Maka, harus ada studi interdisipliner. Tidak bisa diselesaikan dengan kajian yang hanya sosiologis atau psikologis. Harus ada kontribusi beragam ilmu pengetahuan untuk melihat dinamika psikologis dan sosial dan bagaimana dia berinteraksi.
Terorisme tidak juga person to person meskipun ada yang demikian. Namun, terorisme di era kontemporer ini kekuatan yang terorganisasi. Boleh jadi didukung kekuatan finansial dan jejaring.
Belakangan juga muncul teror yang mengatasnamakan agama. Ini kemudian menjadi pembenaran orang untuk mengatakan bahwa agama turut andil. Dalam konteks ini, sikap kita harus bagaimana?
Saya melihat kepentingan agama tidak di depan. Tidak sebagai kepentingan utama bagi seseorang melakukan tindak terorisme, tetapi sebagai faktor berikutnya. Agama digunakan oleh pelaku untuk memperbesar daya gedor sehingga, kalau mengatakan dengan identitas Islam, akan lebih punya resonansi.
Sebetulnya saya melihat bahwa ada faktor pada level state dan global. Ini level makronya. Seorang melakukan tindakan perlawanan, pemberontakan, dan sebagainya itu karena ada kebijakan negara yang memarjinalkan kelompok tertentu. Ketika mereka tidak mempunyai cukup kekuatan untuk menaklukkan kekuatan negara, jalan yang paling efektif adalah teror. Ada kemungkinan karena saluran aspirasi mampat.
Israel-Palestina kembali memanas setelah AS mengambil sikap soal Jerusalem. Bagaimana masalah ini jika ditilik dari hasil telusur jejak genealogis terorisme tadi?

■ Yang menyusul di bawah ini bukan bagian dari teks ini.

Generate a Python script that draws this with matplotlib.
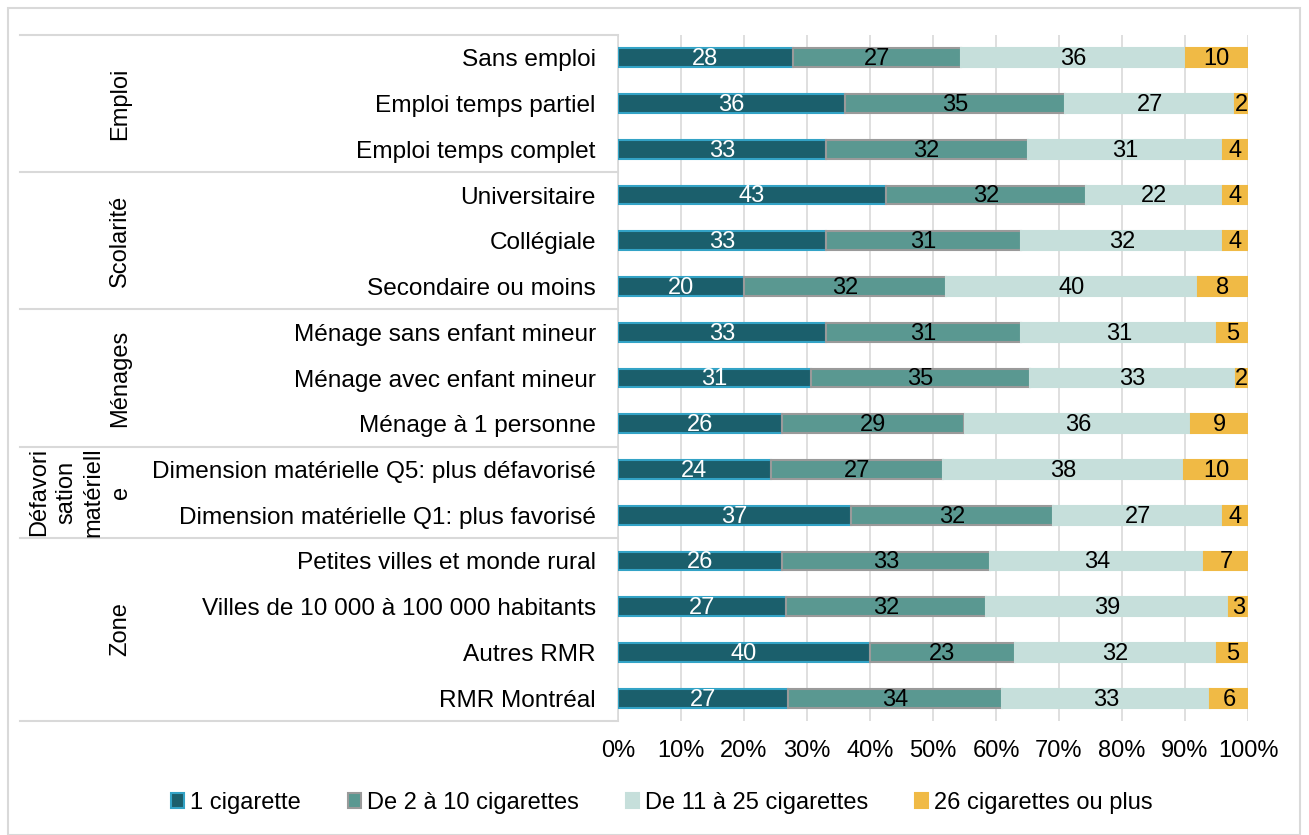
import matplotlib.pyplot as plt
from matplotlib.transforms import blended_transform_factory
from matplotlib.lines import Line2D
from matplotlib.patches import Rectangle
import numpy as np

plt.rcParams['font.family'] = ['Liberation Sans', 'DejaVu Sans']

categories = [
    "Sans emploi", "Emploi temps partiel", "Emploi temps complet",
    "Universitaire", "Collégiale", "Secondaire ou moins",
    "Ménage sans enfant mineur", "Ménage avec enfant mineur", "Ménage à 1 personne",
    "Dimension matérielle Q5: plus défavorisé", "Dimension matérielle Q1: plus favorisé",
    "Petites villes et monde rural", "Villes de 10 000 à 100 000 habitants",
    "Autres RMR", "RMR Montréal",
]
une = [28, 36, 33, 43, 33, 20, 33, 31, 26, 24, 37, 26, 27, 40, 27]
de2a10 = [27, 35, 32, 32, 31, 32, 31, 35, 29, 27, 32, 33, 32, 23, 34]
de11a25 = [36, 27, 31, 22, 32, 40, 31, 33, 36, 38, 27, 34, 39, 32, 33]
plus26 = [10, 2, 4, 4, 4, 8, 5, 2, 9, 10, 4, 7, 3, 5, 6]
series_names = ["1 cigarette", "De 2 à 10 cigarettes", "De 11 à 25 cigarettes",
                "26 cigarettes ou plus"]

groups = ["Emploi", "Scolarité", "Ménages", "Défavori\nsation\nmatériell\ne", "Zone"]
group_rows = [(0, 2), (3, 5), (6, 8), (9, 10), (11, 14)]

colors = ["#1b5f6c", "#5a9891", "#c6dfdb", "#f0ba45"]
edges = ["#33a3c6", "#9a9a9a", "#c6dfdb", "#f0ba45"]
text_colors = ["white", "black", "black", "black"]

W, H = 1309, 835
fig = plt.figure(figsize=(W / 100, H / 100), dpi=100)
ax = fig.add_axes([618 / W, 1 - 721 / H, 630 / W, (721 - 35) / H])

data = np.array([une, de2a10, de11a25, plus26], dtype=float)
shares = data / data.sum(axis=0) * 100
y = np.arange(len(categories))
left = np.zeros(len(categories))
fs = 17
for i in range(4):
    ax.barh(y, shares[i], left=left, height=0.41, color=colors[i],
            edgecolor=edges[i], linewidth=1.5, label=series_names[i], zorder=3)
    for j in range(len(categories)):
        ax.text(left[j] + shares[i][j] / 2, y[j] + 0.03, f"{int(data[i][j])}",
                ha="center", va="center", fontsize=fs, color=text_colors[i], zorder=4)
    left += shares[i]

ax.set_xlim(0, 100)
ax.set_ylim(14.5, -0.5)
ax.set_xticks(np.arange(0, 101, 10))
ax.set_xticklabels([f"{v}%" for v in range(0, 101, 10)], fontsize=fs)
ax.set_yticks(y)
ax.set_yticklabels(categories, fontsize=17.6)
ax.tick_params(axis="both", length=0)
ax.tick_params(axis="x", pad=14)
ax.tick_params(axis="y", pad=16)
ax.grid(axis="x", color="#d9d9d9", linewidth=1.2, zorder=0)
for s in ["top", "right", "bottom"]:
    ax.spines[s].set_visible(False)
ax.spines["left"].set_color("#d9d9d9")
ax.spines["left"].set_linewidth(1.2)

# group separators and labels
tr = blended_transform_factory(fig.transFigure, ax.transData)
bounds = [-0.5] + [g[1] + 0.5 for g in group_rows]
for b in bounds:
    fig.add_artist(Line2D([20 / W, 618 / W], [b, b], transform=tr,
                          color="#d9d9d9", linewidth=1.5))
for g, (a, b) in zip(groups, group_rows):
    xg = 80 / W if "\n" in g else 120 / W
    fig.text(xg, (a + b) / 2, g, transform=tr, rotation=90, ha="center",
             va="center", fontsize=fs, linespacing=1.3, multialignment="center")

fig.legend(loc="center", bbox_to_anchor=(0.5057, 1 - 803 / H), ncol=4, frameon=False,
           fontsize=fs, handlelength=0.55, handleheight=0.6, handletextpad=0.25,
           columnspacing=2.0)

fig.add_artist(Rectangle((8 / W, 0), 1292 / W, 1 - 8 / H, transform=fig.transFigure,
                         fill=False, edgecolor="#d9d9d9", linewidth=1.5))

fig.savefig("out.png", dpi=100)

Kita dapat mengatakan bahwa persoalan utama terorisme dan kekerasan yang terjadi di dunia Islam adalah reaksi atas kekerasan dan ketidakadilan Barat. Ini khususnya keberpihakan Barat dalam konflik Israel-Palestina.
Kebijakan Trump secara unilateral yang mengklaim Jerusalem sebagai ibu kota Israel semakin meneguhkan Barat, dalam hal ini Amerika Serikat, sebagai sumber perlawanan dengan kekerasan dan bahkan teror. Dalam situasi ketidakadilan yang kasatmata itu dan, pada saat yang sama, berbalut dengan kelemahan sumber daya serta diplomasi, sering kali jalan teror menjadi pilihan terburuk, tetapi niscaya.